Restoration Hardware fight looks familiar
Could the battle for Restoration Hardware become another situation like EGL, Inc? If so, Restoration CEO Gary Friedman may be upset at the prospect of a rival bidder, but it sure does help when that rival is willing to pay more.
Restoration agreed to be bought on Nov. 8 by a group including Friedman and private equity firm Catterton Partners. The management buyout was valued at $6.70 per share, or around $267 million.
Any buyouts that involve management often come under scrutiny, because after all, the deal involves an insider any way you slice it. Despite management’s supposed independence from the special committee deciding whether to do such a deal, the committee is intimately close with that manager(s). The likelihood of them getting the green light is pretty high.

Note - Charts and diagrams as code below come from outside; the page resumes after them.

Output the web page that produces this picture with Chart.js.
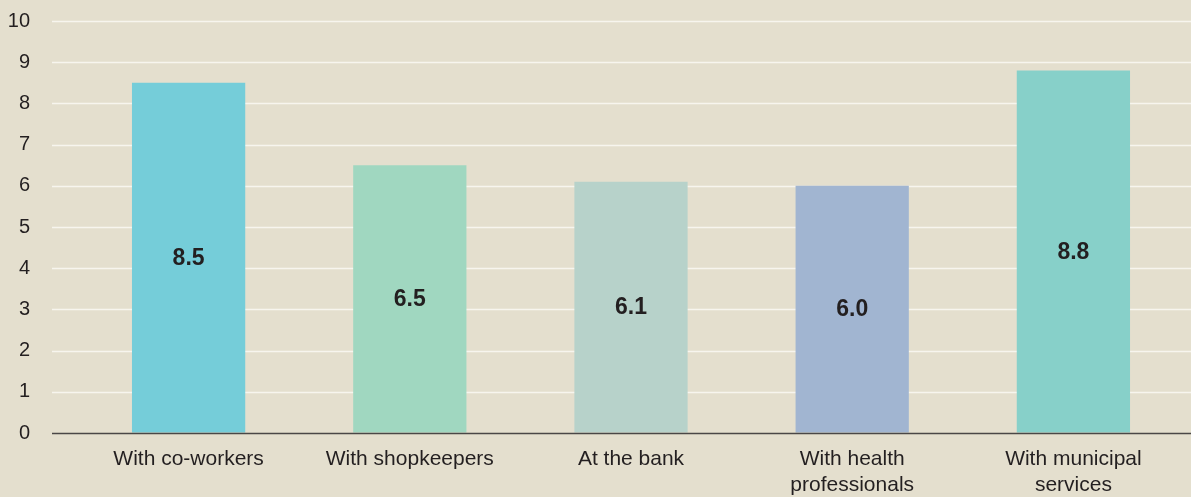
<!DOCTYPE html>
<html>
<head>
<meta charset="utf-8">
<style>
  html, body { margin: 0; padding: 0; background: #E4DFCE; }
  #wrap { width: 1191px; height: 497px; position: relative; }
</style>
<script src="https://cdn.jsdelivr.net/npm/chart.js@4.4.1/dist/chart.umd.min.js"></script>
</head>
<body>
<div id="wrap"><canvas id="c" width="1191" height="497"></canvas></div>
<script>
// Categories, values and tick labels
const categories = [
  "With co-workers",
  "With shopkeepers",
  "At the bank",
  ["With health", "professionals"],
  ["With municipal", "services"]
];
const scores = [8.5, 6.5, 6.1, 6.0, 8.8];
const scoreLabels = ["8.5", "6.5", "6.1", "6.0", "8.8"];
const barColors = ["#75CDD9", "#A0D7C0", "#B7D2CA", "#A1B5D1", "#87D0C9"];
const yTicks = [0, 1, 2, 3, 4, 5, 6, 7, 8, 9, 10];

const FONT = "'Liberation Sans', Arial, Helvetica, sans-serif";
const TEXT = "#231F20";
const GRID_LEFT = 52;

// Horizontal gridlines and baseline span the full width, wider than the bar area
const gridPlugin = {
  id: "wideGrid",
  beforeDatasetsDraw(chart) {
    const { ctx, scales: { y }, width } = chart;
    ctx.save();
    yTicks.forEach(v => {
      if (v === 0) return;
      const py = Math.round(y.getPixelForValue(v)) + 0.5;
      ctx.strokeStyle = "#F7F5EE";
      ctx.lineWidth = 1.6;
      ctx.beginPath();
      ctx.moveTo(GRID_LEFT, py);
      ctx.lineTo(width, py);
      ctx.stroke();
    });
    ctx.restore();
  },
  afterDatasetsDraw(chart) {
    const { ctx, scales: { y }, width } = chart;
    const py = Math.round(y.getPixelForValue(0)) + 0.5;
    ctx.save();
    ctx.strokeStyle = "#4A4746";
    ctx.lineWidth = 1.5;
    ctx.beginPath();
    ctx.moveTo(GRID_LEFT, py);
    ctx.lineTo(width, py);
    ctx.stroke();
    ctx.restore();
  }
};

// Value labels centred inside each bar
const valuePlugin = {
  id: "barValues",
  afterDatasetsDraw(chart) {
    const { ctx } = chart;
    const meta = chart.getDatasetMeta(0);
    ctx.save();
    ctx.fillStyle = TEXT;
    ctx.font = "bold 23px " + FONT;
    ctx.textAlign = "center";
    ctx.textBaseline = "middle";
    meta.data.forEach((bar, i) => {
      ctx.fillText(scoreLabels[i], bar.x, (bar.y + bar.base) / 2 + 1);
    });
    ctx.restore();
  }
};

new Chart(document.getElementById("c"), {
  type: "bar",
  data: {
    labels: categories,
    datasets: [{
      data: scores,
      backgroundColor: barColors,
      borderWidth: 0,
      categoryPercentage: 1,
      barPercentage: 0.512
    }]
  },
  options: {
    responsive: false,
    animation: false,
    devicePixelRatio: 1,
    layout: { padding: { top: 21, right: 7, left: 0, bottom: 0 } },
    plugins: {
      legend: { display: false },
      tooltip: { enabled: false }
    },
    scales: {
      y: {
        min: 0,
        max: 10,
        afterFit(scale) { scale.width = 78; },
        afterBuildTicks(scale) { scale.ticks = yTicks.map(v => ({ value: v })); },
        grid: { display: true, drawOnChartArea: false, drawTicks: true, tickLength: 46, color: "rgba(0,0,0,0)" },
        border: { display: false },
        ticks: {
          padding: 2,
          color: TEXT,
          font: { family: FONT, size: 20 }
        }
      },
      x: {
        afterFit(scale) { scale.height = 64; },
        grid: { display: false, drawTicks: false },
        border: { display: false },
        ticks: {
          padding: 13,
          color: TEXT,
          maxRotation: 0,
          autoSkip: false,
          font: { family: FONT, size: 21, lineHeight: 1.24 }
        }
      }
    }
  },
  plugins: [gridPlugin, valuePlugin]
});
</script>
</body>
</html>
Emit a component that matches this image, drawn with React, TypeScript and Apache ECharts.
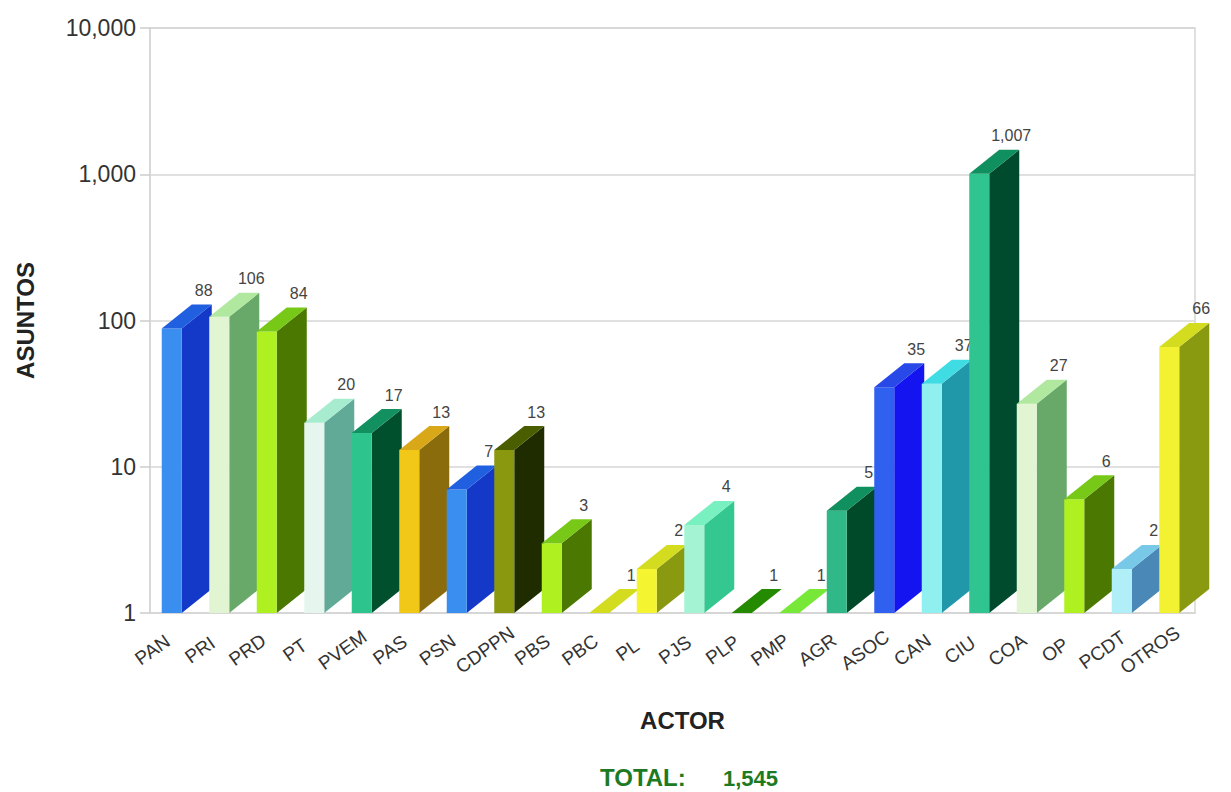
import React, { useEffect, useRef } from "react";
import * as echarts from "echarts";

const categories = ["PAN", "PRI", "PRD", "PT", "PVEM", "PAS", "PSN", "CDPPN", "PBS", "PBC", "PL", "PJS", "PLP", "PMP", "AGR", "ASOC", "CAN", "CIU", "COA", "OP", "PCDT", "OTROS"];
const asuntos = [88, 106, 84, 20, 17, 13, 7, 13, 3, 1, 2, 4, 1, 1, 5, 35, 37, 1007, 27, 6, 2, 66];

const frontColors = ["#3a8ef0", "#e2f5d2", "#aef020", "#e6f6ee", "#2ec48e", "#f2c818", "#3a8ef0", "#8a9810", "#aef020", "#f4f430", "#f4f430", "#a4f4d4", "#30a000", "#80f040", "#30b888", "#3060f0", "#90f0f0", "#30c490", "#e2f5d2", "#aef020", "#b0eef8", "#f2f232"];
const sideColors = ["#1438c8", "#68a868", "#4a7800", "#62aa98", "#00502e", "#8a6c0c", "#1438c8", "#1e2c00", "#4a7800", "#8a9a10", "#8a9a10", "#34c890", "#1a5a00", "#40a020", "#004a2a", "#1414f0", "#2098aa", "#004a2e", "#68a868", "#4a7800", "#4a88b8", "#8a9a10"];
const topColors = ["#1f5fe0", "#b0e8a0", "#78c818", "#a8ecd0", "#129060", "#d8a818", "#1f5fe0", "#4a5e00", "#78c818", "#d4dc20", "#d4dc20", "#78f0c0", "#248a00", "#78e838", "#10905e", "#2848e8", "#40dce4", "#10905e", "#b0e8a0", "#78c818", "#78c8e8", "#d4dc20"];

const FONT = "'Liberation Sans', Arial, Helvetica, sans-serif";
const fmt = (v: number) => Math.round(v).toLocaleString("en-US");
const total = asuntos.reduce((a, b) => a + b, 0);

export default function App() {
  const ref = useRef<HTMLDivElement>(null);
  useEffect(() => {
    if (!ref.current) return;
    const chart = echarts.init(ref.current, null, { renderer: "svg" });
    const FW = 20, DX = 30, DY = 24;
    chart.setOption({
      animation: false,
      backgroundColor: "#ffffff",
      textStyle: { fontFamily: FONT },
      grid: { left: 150, right: 36, top: 28, bottom: 179, show: true, borderColor: "#d6d6d6", borderWidth: 1.5, backgroundColor: "transparent" },
      xAxis: {
        type: "category",
        data: categories,
        boundaryGap: true,
        axisLine: { show: true, lineStyle: { color: "#d6d6d6", width: 1.5 } },
        axisTick: { show: false },
        axisLabel: {
          interval: 0,
          rotate: 35,
          align: "center",
          verticalAlign: "middle",
          padding: [0, 52, 0, 0],
          margin: 22,
          fontSize: 19,
          color: "#333",
          fontFamily: FONT,
        },
        name: "ACTOR",
        nameLocation: "middle",
        nameGap: 95,
        nameTextStyle: { fontSize: 24, fontWeight: "bold", color: "#222", fontFamily: FONT, padding: [0, 0, 0, 20] },
      },
      yAxis: {
        type: "log",
        logBase: 10,
        min: 1,
        max: 10000,
        splitNumber: 4,
        axisLine: { show: true, lineStyle: { color: "#d6d6d6", width: 1.5 } },
        axisTick: { show: true, length: 10, lineStyle: { color: "#cccccc", width: 1.5 } },
        splitLine: { show: true, lineStyle: { color: "#d6d6d6", width: 1.5 } },
        axisLabel: { fontSize: 23, color: "#333", margin: 14, fontFamily: FONT, formatter: (v: number) => fmt(v) },
        name: "ASUNTOS",
        nameLocation: "middle",
        nameRotate: 90,
        nameGap: 113,
        nameTextStyle: { fontSize: 24, fontWeight: "bold", color: "#222", fontFamily: FONT },
      },
      graphic: [
        { type: "text", left: 600, top: 765, style: { text: "TOTAL:", fontSize: 24, fontWeight: "bold", fill: "#1d7a22", fontFamily: FONT } },
        { type: "text", left: 723, top: 767, style: { text: fmt(total), fontSize: 22, fontWeight: "bold", fill: "#1d7a22", fontFamily: FONT } },
      ],
      series: [
        {
          type: "custom",
          clip: false,
          encode: { x: 0, y: 1 },
          data: asuntos.map((v, i) => [i, v]),
          renderItem: (params: any, api: any) => {
            const i = params.dataIndex;
            const v = api.value(1);
            const top = api.coord([api.value(0), v]);
            const base = api.coord([api.value(0), 1]);
            const x0 = top[0] - 12;
            const yT = top[1];
            const yB = base[1];
            return {
              type: "group",
              children: [
                {
                  type: "polygon",
                  shape: { points: [[x0 + FW, yB], [x0 + FW, yT], [x0 + FW + DX, yT - DY], [x0 + FW + DX, yB - DY]] },
                  style: { fill: sideColors[i] },
                },
                {
                  type: "rect",
                  shape: { x: x0, y: yT, width: FW, height: Math.max(0, yB - yT) },
                  style: { fill: frontColors[i] },
                },
                {
                  type: "polygon",
                  shape: { points: [[x0, yT], [x0 + FW, yT], [x0 + FW + DX, yT - DY], [x0 + DX, yT - DY]] },
                  style: { fill: topColors[i] },
                },
                {
                  type: "text",
                  style: {
                    text: fmt(v),
                    x: x0 + 42,
                    y: yT - DY - 14,
                    align: "center",
                    verticalAlign: "middle",
                    fontSize: 16,
                    fill: "#444",
                    fontFamily: FONT,
                  },
                },
              ],
            };
          },
        },
      ],
    });
    return () => chart.dispose();
  }, []);
  return <div ref={ref} style={{ position: "absolute", left: 0, top: 0, width: 1231, height: 792 }} />;
}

On the flip side, an outsider arriving at a management buyout deal is probably not going to get as a warm a reception, for obvious reasons. In the Restoration Hardware deal, Sears is that other party. Not surprisingly, it looks as if the special committee has hardly rolled out the red carpet for them.
Sears, the retailer controlled by hedge fund guru Eddie Lampert, offered $6.75 per share for Restoration Hardware on Monday. Sears complains that Restoration is not offering any peaks into its books, despite a go shop period in place following the management-Catterton deal.
Will Restoration open its books to Sears? That remains to be seen.
If you’re wondering how this will all end up, take a look at what happened with trucking company EGL, Inc. And keep in mind that Sears’ buying power is a lot stronger right now than a private equity firm, which is limited in its borrowing levels thanks to the credit crunch.
In the case of EGL, Inc., a buyout group led by its CEO and Founder, James Crane, looked ready to seal a deal for the company earlier this year. Crane’s private equity partner was Centerbridge, which replaced General Atlantic after that firm got cold feet.
The deal looked good until Apollo Management not only offered a higher bid, but complained about being shut out of deal discussions. After some back and forth, Apollo handed over the highest price and won the deal. Money talks.
One thing to keep in mind in these situations is the “manager” or “managers” involved. Even though Friedman could end up losing the deal to another party, a bidding war raises the takeout price.
So if you’re him, which do you prefer? Being part of the company’s “go private” transaction, or seeing your stake in the company go up a few million bucks. Reuters data show that Friedman owns 2.6 million shares as of Nov. 8, or more than 6 percent of the company.
Sure, he’d probably like to stay with the company. But watching your shares go up in price isn’t a bad consolation prize.
In the case of EGL’s Crane, his original buyout offer was $36 per share. Apollo’s winning bid was $47.50 per share. It stinks to lose, but making millions in the process probably softens the blow.